▸ Data rows
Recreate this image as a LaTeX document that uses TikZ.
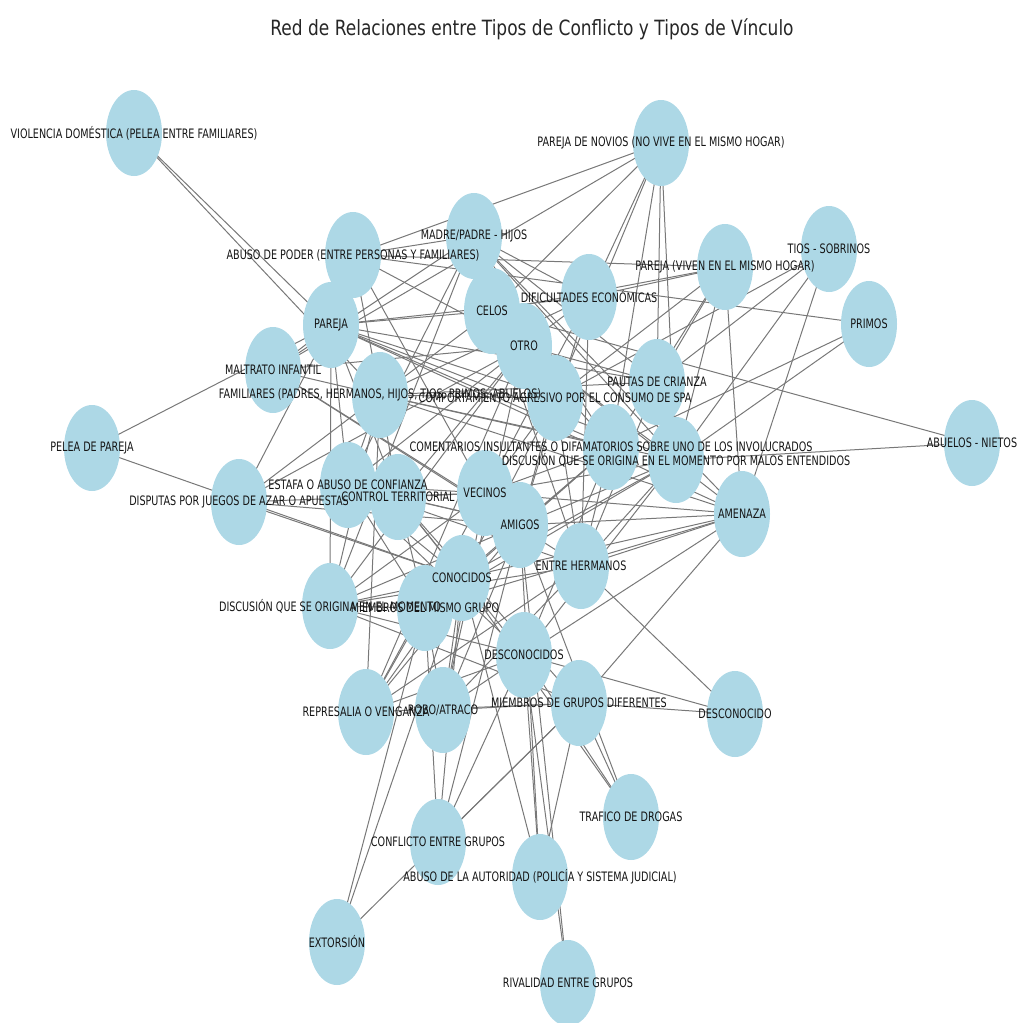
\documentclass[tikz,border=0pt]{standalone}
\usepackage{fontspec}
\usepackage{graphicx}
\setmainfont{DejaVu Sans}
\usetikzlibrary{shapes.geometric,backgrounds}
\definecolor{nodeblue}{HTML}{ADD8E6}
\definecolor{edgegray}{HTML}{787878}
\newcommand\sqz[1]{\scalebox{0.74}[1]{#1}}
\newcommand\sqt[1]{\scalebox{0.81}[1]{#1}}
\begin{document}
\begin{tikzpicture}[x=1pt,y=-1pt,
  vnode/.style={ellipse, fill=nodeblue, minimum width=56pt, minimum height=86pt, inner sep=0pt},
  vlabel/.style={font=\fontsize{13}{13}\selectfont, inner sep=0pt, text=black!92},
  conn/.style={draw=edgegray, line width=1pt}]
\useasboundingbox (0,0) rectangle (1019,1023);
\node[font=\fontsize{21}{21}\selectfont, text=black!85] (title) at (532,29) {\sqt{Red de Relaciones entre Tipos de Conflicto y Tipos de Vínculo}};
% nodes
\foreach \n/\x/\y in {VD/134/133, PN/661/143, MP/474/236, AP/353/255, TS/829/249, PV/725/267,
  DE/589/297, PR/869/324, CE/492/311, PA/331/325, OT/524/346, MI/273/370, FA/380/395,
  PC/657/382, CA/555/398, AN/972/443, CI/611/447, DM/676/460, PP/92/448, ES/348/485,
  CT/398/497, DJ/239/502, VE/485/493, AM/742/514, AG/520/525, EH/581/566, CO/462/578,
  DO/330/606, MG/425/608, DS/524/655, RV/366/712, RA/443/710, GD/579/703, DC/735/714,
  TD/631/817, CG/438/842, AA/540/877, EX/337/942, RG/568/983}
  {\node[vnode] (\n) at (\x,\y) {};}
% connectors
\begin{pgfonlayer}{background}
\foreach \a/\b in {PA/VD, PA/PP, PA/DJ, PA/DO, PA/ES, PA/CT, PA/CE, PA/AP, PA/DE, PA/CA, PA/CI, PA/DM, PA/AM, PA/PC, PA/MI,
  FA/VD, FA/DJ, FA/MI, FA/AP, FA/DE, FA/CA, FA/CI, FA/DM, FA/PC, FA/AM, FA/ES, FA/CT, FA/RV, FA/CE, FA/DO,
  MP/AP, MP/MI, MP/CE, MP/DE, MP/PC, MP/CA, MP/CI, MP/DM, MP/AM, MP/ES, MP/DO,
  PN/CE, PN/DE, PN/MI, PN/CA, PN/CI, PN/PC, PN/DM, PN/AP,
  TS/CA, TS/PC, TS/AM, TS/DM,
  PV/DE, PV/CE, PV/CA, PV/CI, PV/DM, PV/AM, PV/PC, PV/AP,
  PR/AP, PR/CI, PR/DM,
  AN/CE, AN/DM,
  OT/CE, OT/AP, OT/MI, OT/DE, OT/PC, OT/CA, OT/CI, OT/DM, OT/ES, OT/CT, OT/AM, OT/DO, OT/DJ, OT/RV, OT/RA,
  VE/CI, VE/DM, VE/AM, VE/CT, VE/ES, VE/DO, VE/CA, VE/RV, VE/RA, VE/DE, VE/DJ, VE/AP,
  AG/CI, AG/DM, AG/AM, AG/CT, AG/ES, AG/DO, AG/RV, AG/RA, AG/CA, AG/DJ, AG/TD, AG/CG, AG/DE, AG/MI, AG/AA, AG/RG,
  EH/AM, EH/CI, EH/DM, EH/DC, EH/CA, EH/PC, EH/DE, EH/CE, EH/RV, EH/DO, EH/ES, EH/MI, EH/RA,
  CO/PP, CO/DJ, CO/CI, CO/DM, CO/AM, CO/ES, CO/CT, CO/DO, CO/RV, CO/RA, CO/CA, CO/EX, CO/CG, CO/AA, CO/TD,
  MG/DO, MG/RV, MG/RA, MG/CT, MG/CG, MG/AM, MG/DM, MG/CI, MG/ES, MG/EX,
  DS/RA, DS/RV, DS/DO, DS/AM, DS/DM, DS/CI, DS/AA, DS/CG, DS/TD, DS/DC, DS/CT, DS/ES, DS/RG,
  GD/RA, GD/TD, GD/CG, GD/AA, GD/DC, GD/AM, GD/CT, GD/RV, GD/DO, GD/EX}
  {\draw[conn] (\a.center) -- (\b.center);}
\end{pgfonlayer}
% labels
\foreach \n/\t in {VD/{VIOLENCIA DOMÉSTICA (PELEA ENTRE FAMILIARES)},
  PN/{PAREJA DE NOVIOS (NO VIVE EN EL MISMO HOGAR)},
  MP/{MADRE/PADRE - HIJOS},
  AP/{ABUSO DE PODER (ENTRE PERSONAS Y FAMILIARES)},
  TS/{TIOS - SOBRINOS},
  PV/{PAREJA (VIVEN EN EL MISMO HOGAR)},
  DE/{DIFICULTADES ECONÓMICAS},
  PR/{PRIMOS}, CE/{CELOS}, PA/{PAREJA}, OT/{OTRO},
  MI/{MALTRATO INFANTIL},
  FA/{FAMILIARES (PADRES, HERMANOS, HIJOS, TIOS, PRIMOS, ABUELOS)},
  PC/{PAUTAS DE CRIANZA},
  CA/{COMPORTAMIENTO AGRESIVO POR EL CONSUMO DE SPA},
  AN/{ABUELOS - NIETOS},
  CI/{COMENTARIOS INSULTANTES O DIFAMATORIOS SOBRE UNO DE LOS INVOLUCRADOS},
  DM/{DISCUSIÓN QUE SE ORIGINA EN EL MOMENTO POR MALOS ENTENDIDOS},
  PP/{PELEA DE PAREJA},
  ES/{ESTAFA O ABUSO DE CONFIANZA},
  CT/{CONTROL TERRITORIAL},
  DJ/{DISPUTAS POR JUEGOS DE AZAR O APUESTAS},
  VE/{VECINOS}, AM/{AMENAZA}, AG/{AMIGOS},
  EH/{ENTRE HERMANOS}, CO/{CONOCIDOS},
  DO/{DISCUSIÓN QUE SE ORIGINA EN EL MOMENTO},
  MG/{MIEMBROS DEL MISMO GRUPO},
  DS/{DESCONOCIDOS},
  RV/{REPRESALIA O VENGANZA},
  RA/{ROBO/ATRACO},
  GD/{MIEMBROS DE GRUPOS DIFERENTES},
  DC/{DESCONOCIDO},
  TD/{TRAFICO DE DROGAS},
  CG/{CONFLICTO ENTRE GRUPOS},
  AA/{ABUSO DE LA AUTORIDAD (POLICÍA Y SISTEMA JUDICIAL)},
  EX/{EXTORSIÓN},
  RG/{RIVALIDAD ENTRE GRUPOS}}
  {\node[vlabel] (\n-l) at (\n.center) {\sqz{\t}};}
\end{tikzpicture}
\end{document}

* * *

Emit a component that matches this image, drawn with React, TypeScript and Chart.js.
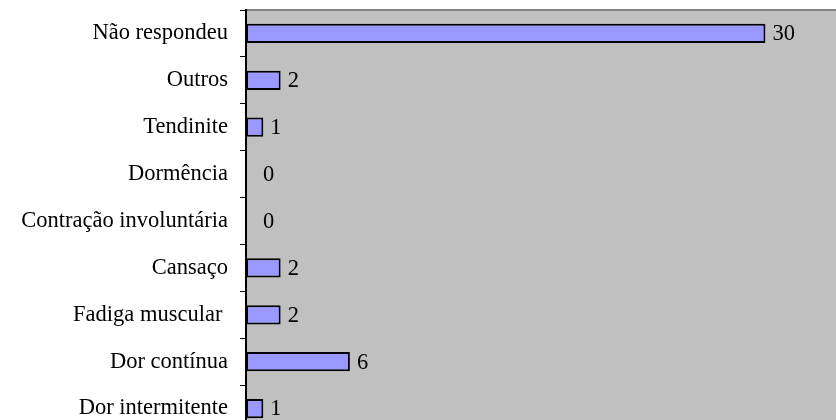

---

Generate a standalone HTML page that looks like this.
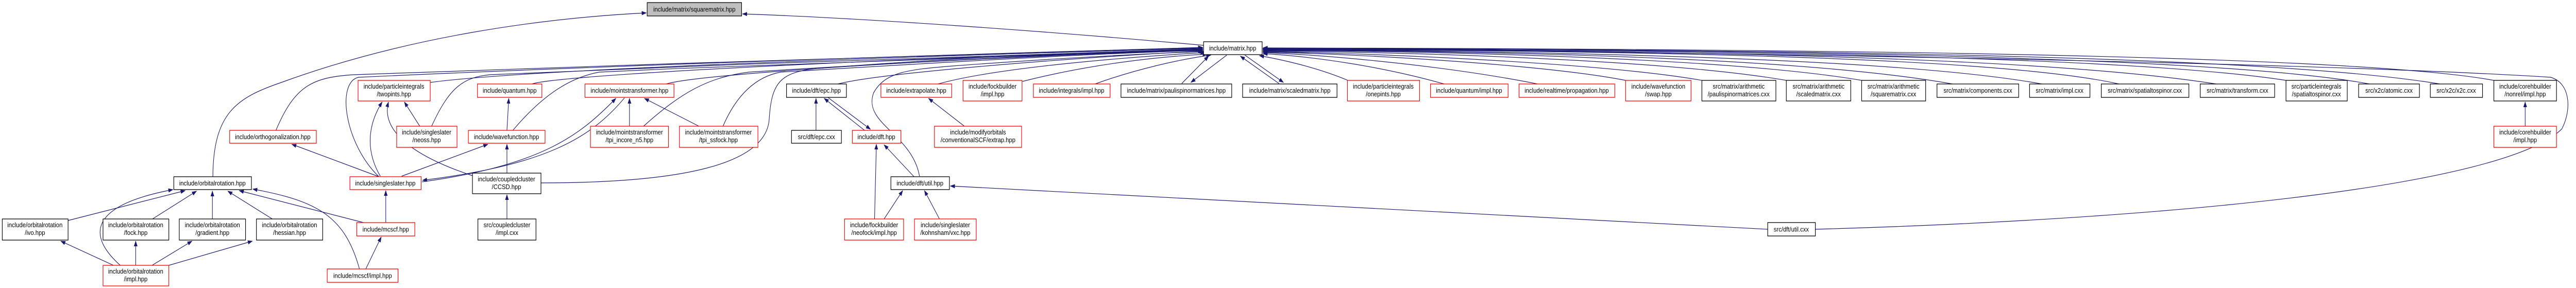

▸ Given exercise
Which lines in the listing above hold the word "HTML"? Show each of them.

▸ The solution
\definecolor{nodeblue}{HTML}{ADD8E6}
\definecolor{edgegray}{HTML}{787878}
Generate a standalone HTML page that looks like this.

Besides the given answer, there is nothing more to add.